[Your objective]:
Restate all the material verbatim, except for the pictures.

— Begin —

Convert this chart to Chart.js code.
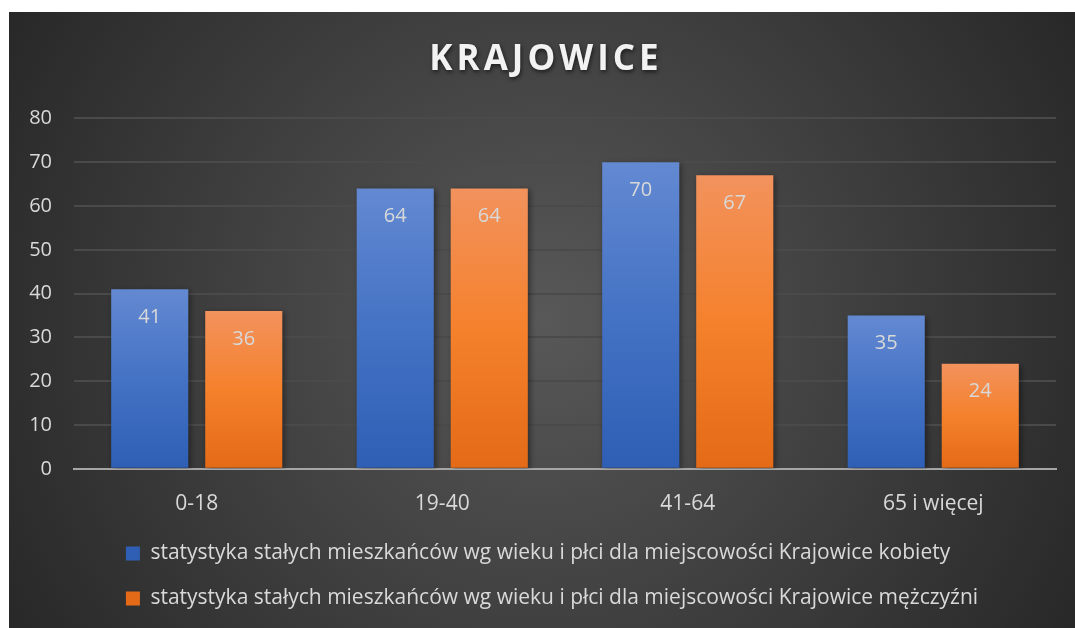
<!DOCTYPE html>
<html>
<head>
<meta charset="utf-8">
<script src="https://cdn.jsdelivr.net/npm/chart.js@4.4.1/dist/chart.umd.min.js"></script>
<style>
  body { margin: 0; background: #fff; }
  #box { position: absolute; left: 9px; top: 12px; width: 1066px; height: 616px; }
</style>
</head>
<body>
<div id="box"><canvas id="myChart"></canvas></div>
<script>
const categories = ['0-18', '19-40', '41-64', '65 i więcej'];
const kobiety = [41, 64, 70, 35];
const mezczyzni = [36, 64, 67, 24];
const seriesNames = [
    'statystyka stałych mieszkańców wg wieku i płci dla miejscowości Krajowice kobiety',
    'statystyka stałych mieszkańców wg wieku i płci dla miejscowości Krajowice mężczyźni'
];
const chartTitle = 'KRAJOWICE';

const FONT = '"Open Sans", Lato, sans-serif';
const txt = '#d9d9d9';

function barGradient(stops) {
    return function(context) {
        const chart = context.chart;
        if (!chart.chartArea || !chart.scales.y) return stops[1];
        const y = chart.scales.y;
        const top = y.getPixelForValue(context.raw);
        const bottom = y.getPixelForValue(0);
        if (!isFinite(top) || !isFinite(bottom) || top === bottom) return stops[1];
        const g = chart.ctx.createLinearGradient(0, top, 0, bottom);
        g.addColorStop(0, stops[0]);
        g.addColorStop(0.5, stops[1]);
        g.addColorStop(1, stops[2]);
        return g;
    };
}

const background = {
    id: 'background',
    beforeDraw(chart) {
        const { ctx, width, height } = chart;
        const g = ctx.createRadialGradient(width / 2, height / 2, 0, width / 2, height / 2, width * 0.6);
        g.addColorStop(0, '#585858');
        g.addColorStop(1, '#262626');
        ctx.save();
        ctx.fillStyle = g;
        ctx.fillRect(0, 0, width, height);
        ctx.restore();
    }
};

const barShadow = {
    id: 'barShadow',
    beforeDatasetsDraw(chart) {
        const ctx = chart.ctx;
        ctx.save();
        ctx.shadowColor = 'rgba(0,0,0,0.45)';
        ctx.shadowBlur = 6;
        ctx.shadowOffsetX = 2;
        ctx.shadowOffsetY = 2;
    },
    afterDatasetsDraw(chart) {
        chart.ctx.restore();
    }
};

const valueLabels = {
    id: 'valueLabels',
    afterDatasetsDraw(chart) {
        const ctx = chart.ctx;
        ctx.save();
        ctx.font = '20px ' + FONT;
        ctx.fillStyle = txt;
        ctx.textAlign = 'center';
        ctx.textBaseline = 'middle';
        chart.data.datasets.forEach((ds, i) => {
            chart.getDatasetMeta(i).data.forEach((bar, j) => {
                ctx.fillText(ds.data[j], bar.x, bar.y + 28);
            });
        });
        ctx.restore();
    }
};

// title drawn by hand for letter spacing + shadow; Chart.js title keeps the space
const titleText = {
    id: 'titleText',
    afterDraw(chart) {
        const ctx = chart.ctx;
        ctx.save();
        ctx.font = 'bold 35px ' + FONT;
        ctx.letterSpacing = '4px';
        ctx.textAlign = 'center';
        ctx.textBaseline = 'middle';
        ctx.shadowColor = 'rgba(0,0,0,0.6)';
        ctx.shadowBlur = 4;
        ctx.shadowOffsetX = 1;
        ctx.shadowOffsetY = 2;
        ctx.fillStyle = '#f2f2f2';
        ctx.fillText(chartTitle, chart.width / 2 + 4, 48);
        ctx.restore();
    }
};

// legend rows left-aligned as one block, slightly right of centre like the original
const legendBlock = {
    id: 'legendBlock',
    afterLayout(chart) {
        const lg = chart.legend;
        if (!lg || !lg.lineWidths) return;
        const pad = lg.options.labels.padding;
        const w = Math.max(...lg.lineWidths) - pad;
        lg.left = (chart.width - w) / 2 - pad + 10;
    }
};

const ctx = document.getElementById('myChart').getContext('2d');
let chart = new Chart(ctx, {
    type: 'bar',
    data: {
        labels: categories,
        datasets: [{
            label: seriesNames[0],
            data: kobiety,
            backgroundColor: barGradient(['#6389d2', '#4472c4', '#2e5fb5']),
            borderWidth: 0
        }, {
            label: seriesNames[1],
            data: mezczyzni,
            backgroundColor: barGradient(['#f2925d', '#f5812c', '#e46a17']),
            borderWidth: 0
        }]
    },
    options: {
        responsive: true,
        maintainAspectRatio: false,
        animation: false,
        categoryPercentage: 0.766,
        barPercentage: 0.82,
        layout: {
            padding: { left: 0, right: 19, top: 0, bottom: 9 }
        },
        scales: {
            x: {
                grid: { display: false },
                border: { color: '#a6a6a6', width: 2 },
                ticks: { color: txt, font: { family: FONT, size: 21 }, padding: 15 },
                afterFit(scale) { scale.height -= 13; }
            },
            y: {
                min: 0,
                max: 80,
                ticks: { stepSize: 10, color: txt, font: { family: FONT, size: 20 }, padding: 22 },
                grid: { color: '#4a4a4a', lineWidth: 2, drawTicks: false },
                border: { display: false },
                afterFit(scale) { scale.width = 65; }
            }
        },
        plugins: {
            title: {
                display: true,
                text: chartTitle,
                color: 'rgba(0,0,0,0)',
                font: { family: FONT, size: 32, weight: 'bold' },
                padding: { top: 28, bottom: 40 }
            },
            legend: {
                position: 'bottom',
                align: 'start',
                labels: {
                    color: txt,
                    font: { family: FONT, size: 21 },
                    boxWidth: 14,
                    boxHeight: 14,
                    padding: 24
                }
            },
            tooltip: { enabled: false }
        }
    },
    plugins: [background, barShadow, valueLabels, titleText, legendBlock]
});
</script>
</body>
</html>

— End —

[Solution to the exercise]:
Convert this chart to Chart.js code.
<!DOCTYPE html>
<html>
<head>
<meta charset="utf-8">
<script src="https://cdn.jsdelivr.net/npm/chart.js@4.4.1/dist/chart.umd.min.js"></script>
<style>
  body { margin: 0; background: #fff; }
  #box { position: absolute; left: 9px; top: 12px; width: 1066px; height: 616px; }
</style>
</head>
<body>
<div id="box"><canvas id="myChart"></canvas></div>
<script>
const categories = ['0-18', '19-40', '41-64', '65 i więcej'];
const kobiety = [41, 64, 70, 35];
const mezczyzni = [36, 64, 67, 24];
const seriesNames = [
    'statystyka stałych mieszkańców wg wieku i płci dla miejscowości Krajowice kobiety',
    'statystyka stałych mieszkańców wg wieku i płci dla miejscowości Krajowice mężczyźni'
];
const chartTitle = 'KRAJOWICE';

const FONT = '"Open Sans", Lato, sans-serif';
const txt = '#d9d9d9';

function barGradient(stops) {
    return function(context) {
        const chart = context.chart;
        if (!chart.chartArea || !chart.scales.y) return stops[1];
        const y = chart.scales.y;
        const top = y.getPixelForValue(context.raw);
        const bottom = y.getPixelForValue(0);
        if (!isFinite(top) || !isFinite(bottom) || top === bottom) return stops[1];
        const g = chart.ctx.createLinearGradient(0, top, 0, bottom);
        g.addColorStop(0, stops[0]);
        g.addColorStop(0.5, stops[1]);
        g.addColorStop(1, stops[2]);
        return g;
    };
}

const background = {
    id: 'background',
    beforeDraw(chart) {
        const { ctx, width, height } = chart;
        const g = ctx.createRadialGradient(width / 2, height / 2, 0, width / 2, height / 2, width * 0.6);
        g.addColorStop(0, '#585858');
        g.addColorStop(1, '#262626');
        ctx.save();
        ctx.fillStyle = g;
        ctx.fillRect(0, 0, width, height);
        ctx.restore();
    }
};

const barShadow = {
    id: 'barShadow',
    beforeDatasetsDraw(chart) {
        const ctx = chart.ctx;
        ctx.save();
        ctx.shadowColor = 'rgba(0,0,0,0.45)';
        ctx.shadowBlur = 6;
        ctx.shadowOffsetX = 2;
        ctx.shadowOffsetY = 2;
    },
    afterDatasetsDraw(chart) {
        chart.ctx.restore();
    }
};

const valueLabels = {
    id: 'valueLabels',
    afterDatasetsDraw(chart) {
        const ctx = chart.ctx;
        ctx.save();
        ctx.font = '20px ' + FONT;
        ctx.fillStyle = txt;
        ctx.textAlign = 'center';
        ctx.textBaseline = 'middle';
        chart.data.datasets.forEach((ds, i) => {
            chart.getDatasetMeta(i).data.forEach((bar, j) => {
                ctx.fillText(ds.data[j], bar.x, bar.y + 28);
            });
        });
        ctx.restore();
    }
};

// title drawn by hand for letter spacing + shadow; Chart.js title keeps the space
const titleText = {
    id: 'titleText',
    afterDraw(chart) {
        const ctx = chart.ctx;
        ctx.save();
        ctx.font = 'bold 35px ' + FONT;
        ctx.letterSpacing = '4px';
        ctx.textAlign = 'center';
        ctx.textBaseline = 'middle';
        ctx.shadowColor = 'rgba(0,0,0,0.6)';
        ctx.shadowBlur = 4;
        ctx.shadowOffsetX = 1;
        ctx.shadowOffsetY = 2;
        ctx.fillStyle = '#f2f2f2';
        ctx.fillText(chartTitle, chart.width / 2 + 4, 48);
        ctx.restore();
    }
};

// legend rows left-aligned as one block, slightly right of centre like the original
const legendBlock = {
    id: 'legendBlock',
    afterLayout(chart) {
        const lg = chart.legend;
        if (!lg || !lg.lineWidths) return;
        const pad = lg.options.labels.padding;
        const w = Math.max(...lg.lineWidths) - pad;
        lg.left = (chart.width - w) / 2 - pad + 10;
    }
};

const ctx = document.getElementById('myChart').getContext('2d');
let chart = new Chart(ctx, {
    type: 'bar',
    data: {
        labels: categories,
        datasets: [{
            label: seriesNames[0],
            data: kobiety,
            backgroundColor: barGradient(['#6389d2', '#4472c4', '#2e5fb5']),
            borderWidth: 0
        }, {
            label: seriesNames[1],
            data: mezczyzni,
            backgroundColor: barGradient(['#f2925d', '#f5812c', '#e46a17']),
            borderWidth: 0
        }]
    },
    options: {
        responsive: true,
        maintainAspectRatio: false,
        animation: false,
        categoryPercentage: 0.766,
        barPercentage: 0.82,
        layout: {
            padding: { left: 0, right: 19, top: 0, bottom: 9 }
        },
        scales: {
            x: {
                grid: { display: false },
                border: { color: '#a6a6a6', width: 2 },
                ticks: { color: txt, font: { family: FONT, size: 21 }, padding: 15 },
                afterFit(scale) { scale.height -= 13; }
            },
            y: {
                min: 0,
                max: 80,
                ticks: { stepSize: 10, color: txt, font: { family: FONT, size: 20 }, padding: 22 },
                grid: { color: '#4a4a4a', lineWidth: 2, drawTicks: false },
                border: { display: false },
                afterFit(scale) { scale.width = 65; }
            }
        },
        plugins: {
            title: {
                display: true,
                text: chartTitle,
                color: 'rgba(0,0,0,0)',
                font: { family: FONT, size: 32, weight: 'bold' },
                padding: { top: 28, bottom: 40 }
            },
            legend: {
                position: 'bottom',
                align: 'start',
                labels: {
                    color: txt,
                    font: { family: FONT, size: 21 },
                    boxWidth: 14,
                    boxHeight: 14,
                    padding: 24
                }
            },
            tooltip: { enabled: false }
        }
    },
    plugins: [background, barShadow, valueLabels, titleText, legendBlock]
});
</script>
</body>
</html>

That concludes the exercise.